Samarinda, Global-Satu – Pinjaman online (pinjol) dan layanan paylater semakin mengundang kekhawatiran di tengah tekanan ekonomi yang sedang dialami masyarakat. Ekonom Universitas Mulawarman, Purwadi, menganggap kedua layanan tersebut sebagai bentuk rentenir modern yang memanfaatkan kesulitan masyarakat, khususnya dengan suku bunga tinggi yang mencapai 24% per bulan dan bahkan 4% per hari.
Dalam kesempatan lain di depan Otoritas Jasa Keuangan (OJK) Kalimantan Timur, Purwadi menyampaikan pandangan tegasnya.
“Jika sudah sampai meresahkan masyarakat, lebih baik bubarkan saja pinjol dan paylater,” ujar Purwadi.
Ia menegaskan bahwa dampak pinjaman online sangat berbahaya, dengan kasus-kasus tragis yang terus bermunculan.
“Beberapa bulan lalu, bahkan tahun lalu, banyak korban jatuh. Dalam dua minggu saja, beberapa orang meninggal karena terjerat pinjol,” jelasnya.
Data OJK menunjukkan betapa seriusnya ancaman ini. Selama periode Februari hingga Maret 2024, OJK mendeteksi 537 entitas pinjol ilegal. Ini memperkuat seruan Purwadi untuk tindakan tegas terhadap praktik yang merugikan masyarakat tersebut.
Dampak sosial dari pinjol semakin nyata dengan lonjakan kasus bunuh diri yang diduga terkait utang pinjaman online. Di Daerah Istimewa Yogyakarta (DIY), pada tahun 2024 tercatat 52 kasus bunuh diri, dengan Kabupaten Sleman menjadi wilayah dengan angka tertinggi. Dari keseluruhan kasus, sebagian diduga disebabkan oleh jeratan utang pinjol, melibatkan korban berusia antara 20 hingga 60 tahun.

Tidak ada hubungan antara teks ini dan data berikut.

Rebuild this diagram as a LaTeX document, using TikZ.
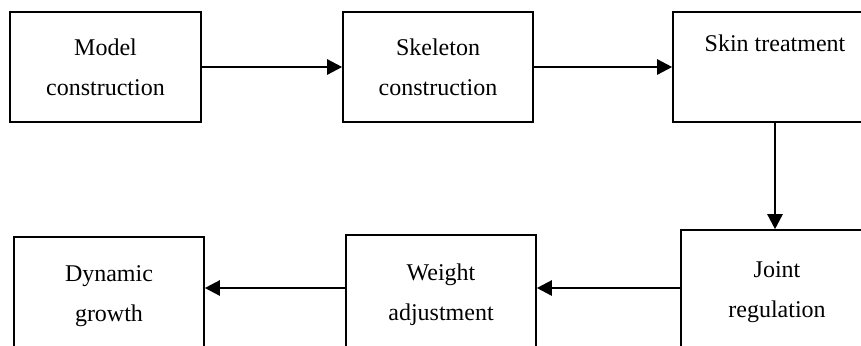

Angka ini melanjutkan tren mengkhawatirkan dari tahun sebelumnya. Pada 2023, terdapat 25 orang yang bunuh diri akibat terlilit utang pinjol.
Purwadi menekankan bahwa masalah ini harus segera diatasi, bukan hanya dengan regulasi ketat tetapi juga dengan langkah pencegahan yang lebih proaktif dari pihak-pihak terkait.
Selain pinjol, layanan paylater juga perlu mendapat perhatian. Purwadi menyebut bahwa paylater, yang awalnya dirancang untuk mempermudah transaksi kebutuhan pokok, kini banyak disalahgunakan oleh generasi muda untuk gaya hidup hedon, khususnya dalam belanja produk fashion.
Data dari OJK mencatat utang paylater masyarakat Indonesia per Agustus 2024 telah mencapai Rp26,37 triliun, dengan piutang paylater yang naik tajam sebesar 89,20% secara tahunan menjadi Rp7,99 triliun.
Purwadi mengkritik bahwa upaya pengawasan terhadap pinjol dan paylater oleh OJK masih belum memadai.
“Layanan ini sebenarnya bisa membantu jika dikelola dengan benar. Namun, tanpa pengawasan yang ketat, ini justru menjadi ancaman nyata bagi kesejahteraan masyarakat,” pungkasnya.